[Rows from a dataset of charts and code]

>> Begin

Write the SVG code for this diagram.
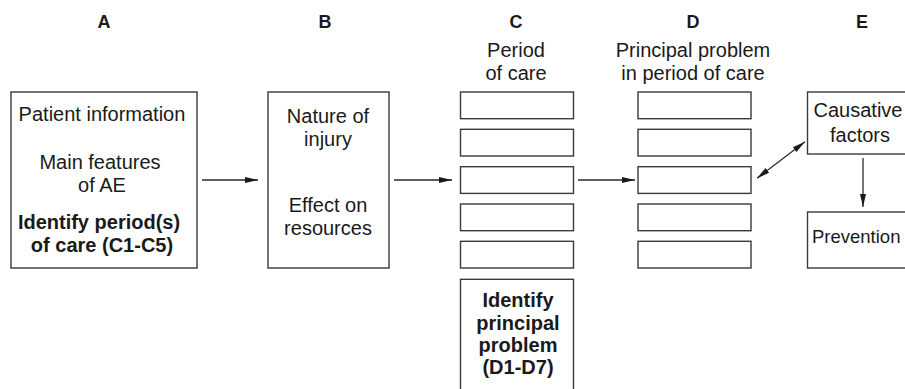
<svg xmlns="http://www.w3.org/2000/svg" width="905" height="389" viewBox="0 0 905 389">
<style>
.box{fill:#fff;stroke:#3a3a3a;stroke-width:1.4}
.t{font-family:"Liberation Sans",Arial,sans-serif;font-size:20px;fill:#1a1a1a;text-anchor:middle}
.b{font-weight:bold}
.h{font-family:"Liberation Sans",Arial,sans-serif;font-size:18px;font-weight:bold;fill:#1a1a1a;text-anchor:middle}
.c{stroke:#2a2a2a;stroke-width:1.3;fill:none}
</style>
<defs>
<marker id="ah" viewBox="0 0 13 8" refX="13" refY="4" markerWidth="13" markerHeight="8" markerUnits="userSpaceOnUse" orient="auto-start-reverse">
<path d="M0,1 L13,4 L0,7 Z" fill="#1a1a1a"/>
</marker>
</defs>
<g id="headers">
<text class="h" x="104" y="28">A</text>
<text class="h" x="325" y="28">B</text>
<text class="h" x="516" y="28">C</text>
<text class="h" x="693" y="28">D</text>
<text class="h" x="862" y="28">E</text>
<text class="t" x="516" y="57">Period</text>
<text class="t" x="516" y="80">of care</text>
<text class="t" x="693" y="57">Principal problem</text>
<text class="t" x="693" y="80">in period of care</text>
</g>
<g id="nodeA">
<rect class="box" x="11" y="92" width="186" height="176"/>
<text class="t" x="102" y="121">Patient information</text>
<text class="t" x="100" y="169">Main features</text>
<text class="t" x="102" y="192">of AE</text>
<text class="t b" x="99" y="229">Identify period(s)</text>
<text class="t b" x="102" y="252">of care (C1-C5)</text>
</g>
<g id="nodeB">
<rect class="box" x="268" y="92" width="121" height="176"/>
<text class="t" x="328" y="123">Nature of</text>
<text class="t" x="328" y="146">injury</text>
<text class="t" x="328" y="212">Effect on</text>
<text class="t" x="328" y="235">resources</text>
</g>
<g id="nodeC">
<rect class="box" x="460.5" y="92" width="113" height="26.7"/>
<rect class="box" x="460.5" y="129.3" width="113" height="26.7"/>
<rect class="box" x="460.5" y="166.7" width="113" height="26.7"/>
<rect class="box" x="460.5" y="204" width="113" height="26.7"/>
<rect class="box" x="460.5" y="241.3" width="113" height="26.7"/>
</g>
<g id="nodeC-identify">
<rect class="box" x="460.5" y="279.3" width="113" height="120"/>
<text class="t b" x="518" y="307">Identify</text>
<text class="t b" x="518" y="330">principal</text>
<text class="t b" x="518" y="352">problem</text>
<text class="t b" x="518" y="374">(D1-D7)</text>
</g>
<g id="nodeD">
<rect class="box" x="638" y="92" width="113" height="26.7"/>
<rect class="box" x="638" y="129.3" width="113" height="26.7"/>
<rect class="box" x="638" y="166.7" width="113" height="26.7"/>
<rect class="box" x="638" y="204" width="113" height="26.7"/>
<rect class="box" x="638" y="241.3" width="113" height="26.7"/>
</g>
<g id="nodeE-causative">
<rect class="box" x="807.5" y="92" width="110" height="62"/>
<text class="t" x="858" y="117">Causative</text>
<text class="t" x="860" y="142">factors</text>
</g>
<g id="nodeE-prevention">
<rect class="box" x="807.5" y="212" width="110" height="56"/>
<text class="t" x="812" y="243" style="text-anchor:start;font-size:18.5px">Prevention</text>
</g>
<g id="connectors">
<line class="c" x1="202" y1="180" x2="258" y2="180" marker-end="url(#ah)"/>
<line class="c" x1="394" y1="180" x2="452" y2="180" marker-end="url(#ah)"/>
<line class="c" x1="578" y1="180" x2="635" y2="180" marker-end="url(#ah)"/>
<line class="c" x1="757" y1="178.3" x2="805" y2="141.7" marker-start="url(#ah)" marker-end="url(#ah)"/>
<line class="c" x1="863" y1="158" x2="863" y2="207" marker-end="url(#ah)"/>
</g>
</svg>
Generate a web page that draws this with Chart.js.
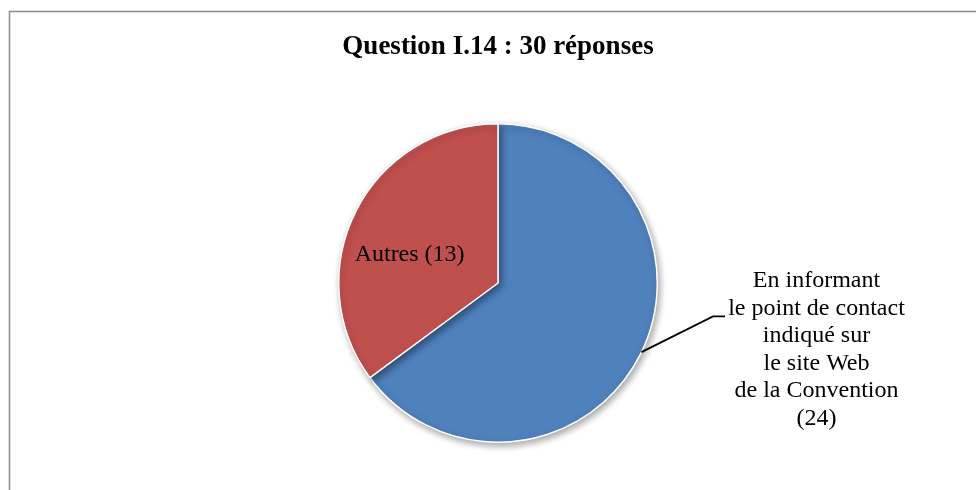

>> End

§ **Stated goal**: Count how many lines in the data contain the word "this", giving the number without comment.

§ **Answer**: 2